_GOAL:_ Quote the records in full and leave their pictures out.

----- PROVIDED MATERIAL

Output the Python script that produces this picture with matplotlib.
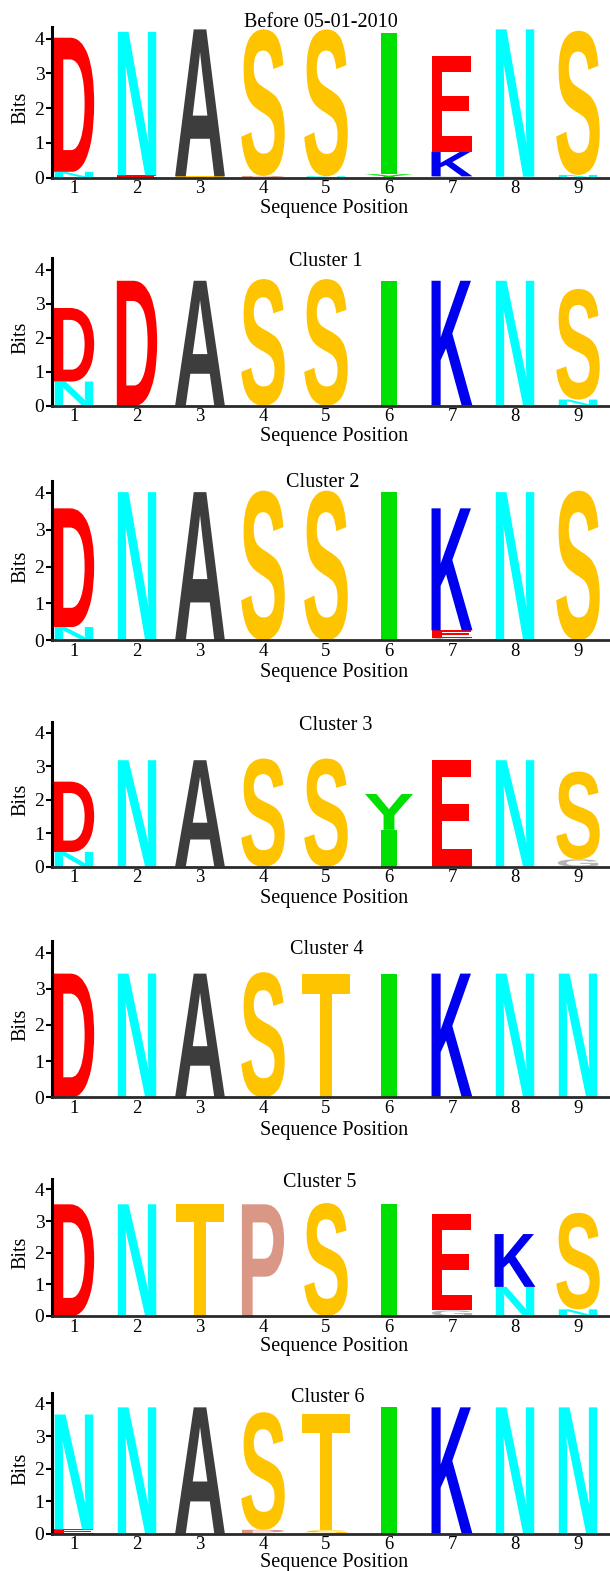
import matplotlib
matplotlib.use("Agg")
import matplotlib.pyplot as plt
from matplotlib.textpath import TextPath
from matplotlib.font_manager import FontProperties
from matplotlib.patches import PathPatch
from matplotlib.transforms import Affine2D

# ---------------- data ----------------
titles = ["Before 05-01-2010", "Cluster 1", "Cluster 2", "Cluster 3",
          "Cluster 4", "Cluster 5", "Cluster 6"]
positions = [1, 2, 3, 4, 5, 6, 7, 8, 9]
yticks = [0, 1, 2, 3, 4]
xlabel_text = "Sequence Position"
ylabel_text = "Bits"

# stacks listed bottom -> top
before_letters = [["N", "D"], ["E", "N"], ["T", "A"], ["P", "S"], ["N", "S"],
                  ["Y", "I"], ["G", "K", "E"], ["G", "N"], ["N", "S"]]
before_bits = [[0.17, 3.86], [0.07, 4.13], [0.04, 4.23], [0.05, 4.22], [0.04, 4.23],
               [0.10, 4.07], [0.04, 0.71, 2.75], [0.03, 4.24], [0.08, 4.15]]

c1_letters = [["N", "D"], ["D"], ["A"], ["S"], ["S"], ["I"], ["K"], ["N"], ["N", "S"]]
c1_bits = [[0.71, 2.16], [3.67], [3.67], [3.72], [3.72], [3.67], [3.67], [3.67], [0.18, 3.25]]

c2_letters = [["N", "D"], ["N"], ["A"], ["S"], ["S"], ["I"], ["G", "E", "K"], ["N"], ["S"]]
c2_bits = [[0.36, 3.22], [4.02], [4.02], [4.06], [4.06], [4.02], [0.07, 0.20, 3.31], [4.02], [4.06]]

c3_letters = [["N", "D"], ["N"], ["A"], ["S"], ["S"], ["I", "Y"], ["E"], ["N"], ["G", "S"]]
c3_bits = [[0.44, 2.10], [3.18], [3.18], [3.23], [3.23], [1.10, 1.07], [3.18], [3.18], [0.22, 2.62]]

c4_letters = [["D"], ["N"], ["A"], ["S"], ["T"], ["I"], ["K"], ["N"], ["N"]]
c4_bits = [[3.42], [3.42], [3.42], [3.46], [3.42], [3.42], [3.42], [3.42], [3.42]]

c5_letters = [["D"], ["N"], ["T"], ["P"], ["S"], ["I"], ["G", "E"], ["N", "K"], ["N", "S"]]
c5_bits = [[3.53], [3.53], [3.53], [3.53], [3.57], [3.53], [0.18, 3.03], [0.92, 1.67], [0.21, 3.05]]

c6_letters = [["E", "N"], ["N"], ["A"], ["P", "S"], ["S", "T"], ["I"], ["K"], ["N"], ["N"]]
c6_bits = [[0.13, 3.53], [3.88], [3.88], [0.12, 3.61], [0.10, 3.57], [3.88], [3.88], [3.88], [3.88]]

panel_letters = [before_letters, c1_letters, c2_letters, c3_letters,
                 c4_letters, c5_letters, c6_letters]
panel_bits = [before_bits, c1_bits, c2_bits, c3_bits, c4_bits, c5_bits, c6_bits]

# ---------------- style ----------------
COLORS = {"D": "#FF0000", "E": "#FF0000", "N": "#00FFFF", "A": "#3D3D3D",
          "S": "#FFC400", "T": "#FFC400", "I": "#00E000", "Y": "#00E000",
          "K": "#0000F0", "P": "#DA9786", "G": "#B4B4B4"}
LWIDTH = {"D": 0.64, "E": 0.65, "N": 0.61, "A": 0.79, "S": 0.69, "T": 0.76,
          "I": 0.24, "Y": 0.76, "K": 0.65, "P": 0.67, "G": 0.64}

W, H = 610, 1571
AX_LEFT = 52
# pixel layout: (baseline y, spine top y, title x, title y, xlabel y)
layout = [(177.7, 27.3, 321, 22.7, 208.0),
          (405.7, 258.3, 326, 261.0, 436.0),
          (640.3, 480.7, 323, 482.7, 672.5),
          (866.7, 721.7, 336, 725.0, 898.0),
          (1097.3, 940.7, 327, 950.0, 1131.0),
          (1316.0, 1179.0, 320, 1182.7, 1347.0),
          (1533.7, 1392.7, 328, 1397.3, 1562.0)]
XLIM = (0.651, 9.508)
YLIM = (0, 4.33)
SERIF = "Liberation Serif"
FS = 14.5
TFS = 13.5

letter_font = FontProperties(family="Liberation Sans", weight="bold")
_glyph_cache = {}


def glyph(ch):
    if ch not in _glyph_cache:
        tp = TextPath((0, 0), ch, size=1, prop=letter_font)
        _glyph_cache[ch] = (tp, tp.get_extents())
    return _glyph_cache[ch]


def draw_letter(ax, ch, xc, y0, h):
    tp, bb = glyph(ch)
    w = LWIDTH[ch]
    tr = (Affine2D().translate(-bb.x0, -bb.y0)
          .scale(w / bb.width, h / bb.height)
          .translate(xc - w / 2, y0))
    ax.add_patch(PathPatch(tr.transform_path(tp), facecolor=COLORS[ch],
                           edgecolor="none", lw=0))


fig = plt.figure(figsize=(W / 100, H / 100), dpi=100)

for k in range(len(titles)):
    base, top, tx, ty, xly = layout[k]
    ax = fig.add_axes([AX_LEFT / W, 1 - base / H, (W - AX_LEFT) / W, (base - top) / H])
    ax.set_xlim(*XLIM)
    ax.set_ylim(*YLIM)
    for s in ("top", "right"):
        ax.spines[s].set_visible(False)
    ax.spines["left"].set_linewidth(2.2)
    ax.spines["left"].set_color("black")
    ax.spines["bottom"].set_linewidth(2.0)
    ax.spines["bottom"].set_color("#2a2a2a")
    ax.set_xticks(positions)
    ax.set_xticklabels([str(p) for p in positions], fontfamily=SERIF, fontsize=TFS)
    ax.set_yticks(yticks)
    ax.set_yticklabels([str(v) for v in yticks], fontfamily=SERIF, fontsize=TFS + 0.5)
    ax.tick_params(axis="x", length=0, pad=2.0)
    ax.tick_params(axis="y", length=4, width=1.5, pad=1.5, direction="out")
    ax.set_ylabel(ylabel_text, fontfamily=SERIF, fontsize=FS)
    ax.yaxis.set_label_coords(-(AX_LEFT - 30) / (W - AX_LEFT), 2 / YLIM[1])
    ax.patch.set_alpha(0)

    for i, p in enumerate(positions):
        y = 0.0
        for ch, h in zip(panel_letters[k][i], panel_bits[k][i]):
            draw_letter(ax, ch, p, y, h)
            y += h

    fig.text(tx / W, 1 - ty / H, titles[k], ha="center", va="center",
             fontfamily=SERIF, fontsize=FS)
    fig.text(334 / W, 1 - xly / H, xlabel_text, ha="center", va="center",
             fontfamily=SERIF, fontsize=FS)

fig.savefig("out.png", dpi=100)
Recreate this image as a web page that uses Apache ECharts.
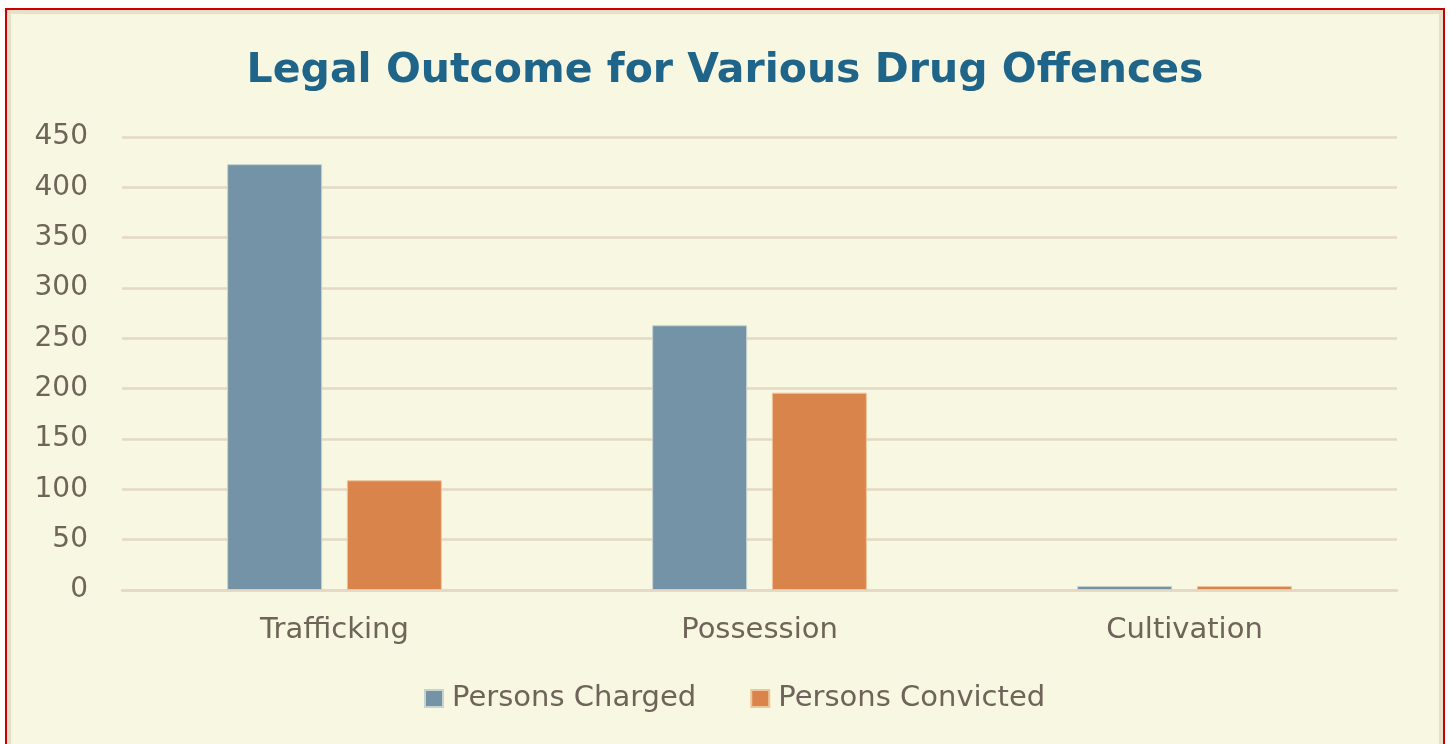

----------

_EXPECTED ANSWER:_
Output the Python script that produces this picture with matplotlib.
import matplotlib
matplotlib.use("Agg")
import matplotlib.pyplot as plt
from matplotlib.textpath import TextPath
from matplotlib.font_manager import FontProperties
from matplotlib.patches import PathPatch
from matplotlib.transforms import Affine2D

# ---------------- data ----------------
titles = ["Before 05-01-2010", "Cluster 1", "Cluster 2", "Cluster 3",
          "Cluster 4", "Cluster 5", "Cluster 6"]
positions = [1, 2, 3, 4, 5, 6, 7, 8, 9]
yticks = [0, 1, 2, 3, 4]
xlabel_text = "Sequence Position"
ylabel_text = "Bits"

# stacks listed bottom -> top
before_letters = [["N", "D"], ["E", "N"], ["T", "A"], ["P", "S"], ["N", "S"],
                  ["Y", "I"], ["G", "K", "E"], ["G", "N"], ["N", "S"]]
before_bits = [[0.17, 3.86], [0.07, 4.13], [0.04, 4.23], [0.05, 4.22], [0.04, 4.23],
               [0.10, 4.07], [0.04, 0.71, 2.75], [0.03, 4.24], [0.08, 4.15]]

c1_letters = [["N", "D"], ["D"], ["A"], ["S"], ["S"], ["I"], ["K"], ["N"], ["N", "S"]]
c1_bits = [[0.71, 2.16], [3.67], [3.67], [3.72], [3.72], [3.67], [3.67], [3.67], [0.18, 3.25]]

c2_letters = [["N", "D"], ["N"], ["A"], ["S"], ["S"], ["I"], ["G", "E", "K"], ["N"], ["S"]]
c2_bits = [[0.36, 3.22], [4.02], [4.02], [4.06], [4.06], [4.02], [0.07, 0.20, 3.31], [4.02], [4.06]]

c3_letters = [["N", "D"], ["N"], ["A"], ["S"], ["S"], ["I", "Y"], ["E"], ["N"], ["G", "S"]]
c3_bits = [[0.44, 2.10], [3.18], [3.18], [3.23], [3.23], [1.10, 1.07], [3.18], [3.18], [0.22, 2.62]]

c4_letters = [["D"], ["N"], ["A"], ["S"], ["T"], ["I"], ["K"], ["N"], ["N"]]
c4_bits = [[3.42], [3.42], [3.42], [3.46], [3.42], [3.42], [3.42], [3.42], [3.42]]

c5_letters = [["D"], ["N"], ["T"], ["P"], ["S"], ["I"], ["G", "E"], ["N", "K"], ["N", "S"]]
c5_bits = [[3.53], [3.53], [3.53], [3.53], [3.57], [3.53], [0.18, 3.03], [0.92, 1.67], [0.21, 3.05]]

c6_letters = [["E", "N"], ["N"], ["A"], ["P", "S"], ["S", "T"], ["I"], ["K"], ["N"], ["N"]]
c6_bits = [[0.13, 3.53], [3.88], [3.88], [0.12, 3.61], [0.10, 3.57], [3.88], [3.88], [3.88], [3.88]]

panel_letters = [before_letters, c1_letters, c2_letters, c3_letters,
                 c4_letters, c5_letters, c6_letters]
panel_bits = [before_bits, c1_bits, c2_bits, c3_bits, c4_bits, c5_bits, c6_bits]

# ---------------- style ----------------
COLORS = {"D": "#FF0000", "E": "#FF0000", "N": "#00FFFF", "A": "#3D3D3D",
          "S": "#FFC400", "T": "#FFC400", "I": "#00E000", "Y": "#00E000",
          "K": "#0000F0", "P": "#DA9786", "G": "#B4B4B4"}
LWIDTH = {"D": 0.64, "E": 0.65, "N": 0.61, "A": 0.79, "S": 0.69, "T": 0.76,
          "I": 0.24, "Y": 0.76, "K": 0.65, "P": 0.67, "G": 0.64}

W, H = 610, 1571
AX_LEFT = 52
# pixel layout: (baseline y, spine top y, title x, title y, xlabel y)
layout = [(177.7, 27.3, 321, 22.7, 208.0),
          (405.7, 258.3, 326, 261.0, 436.0),
          (640.3, 480.7, 323, 482.7, 672.5),
          (866.7, 721.7, 336, 725.0, 898.0),
          (1097.3, 940.7, 327, 950.0, 1131.0),
          (1316.0, 1179.0, 320, 1182.7, 1347.0),
          (1533.7, 1392.7, 328, 1397.3, 1562.0)]
XLIM = (0.651, 9.508)
YLIM = (0, 4.33)
SERIF = "Liberation Serif"
FS = 14.5
TFS = 13.5

letter_font = FontProperties(family="Liberation Sans", weight="bold")
_glyph_cache = {}


def glyph(ch):
    if ch not in _glyph_cache:
        tp = TextPath((0, 0), ch, size=1, prop=letter_font)
        _glyph_cache[ch] = (tp, tp.get_extents())
    return _glyph_cache[ch]


def draw_letter(ax, ch, xc, y0, h):
    tp, bb = glyph(ch)
    w = LWIDTH[ch]
    tr = (Affine2D().translate(-bb.x0, -bb.y0)
          .scale(w / bb.width, h / bb.height)
          .translate(xc - w / 2, y0))
    ax.add_patch(PathPatch(tr.transform_path(tp), facecolor=COLORS[ch],
                           edgecolor="none", lw=0))


fig = plt.figure(figsize=(W / 100, H / 100), dpi=100)

for k in range(len(titles)):
    base, top, tx, ty, xly = layout[k]
    ax = fig.add_axes([AX_LEFT / W, 1 - base / H, (W - AX_LEFT) / W, (base - top) / H])
    ax.set_xlim(*XLIM)
    ax.set_ylim(*YLIM)
    for s in ("top", "right"):
        ax.spines[s].set_visible(False)
    ax.spines["left"].set_linewidth(2.2)
    ax.spines["left"].set_color("black")
    ax.spines["bottom"].set_linewidth(2.0)
    ax.spines["bottom"].set_color("#2a2a2a")
    ax.set_xticks(positions)
    ax.set_xticklabels([str(p) for p in positions], fontfamily=SERIF, fontsize=TFS)
    ax.set_yticks(yticks)
    ax.set_yticklabels([str(v) for v in yticks], fontfamily=SERIF, fontsize=TFS + 0.5)
    ax.tick_params(axis="x", length=0, pad=2.0)
    ax.tick_params(axis="y", length=4, width=1.5, pad=1.5, direction="out")
    ax.set_ylabel(ylabel_text, fontfamily=SERIF, fontsize=FS)
    ax.yaxis.set_label_coords(-(AX_LEFT - 30) / (W - AX_LEFT), 2 / YLIM[1])
    ax.patch.set_alpha(0)

    for i, p in enumerate(positions):
        y = 0.0
        for ch, h in zip(panel_letters[k][i], panel_bits[k][i]):
            draw_letter(ax, ch, p, y, h)
            y += h

    fig.text(tx / W, 1 - ty / H, titles[k], ha="center", va="center",
             fontfamily=SERIF, fontsize=FS)
    fig.text(334 / W, 1 - xly / H, xlabel_text, ha="center", va="center",
             fontfamily=SERIF, fontsize=FS)

fig.savefig("out.png", dpi=100)
Recreate this image as a web page that uses Apache ECharts.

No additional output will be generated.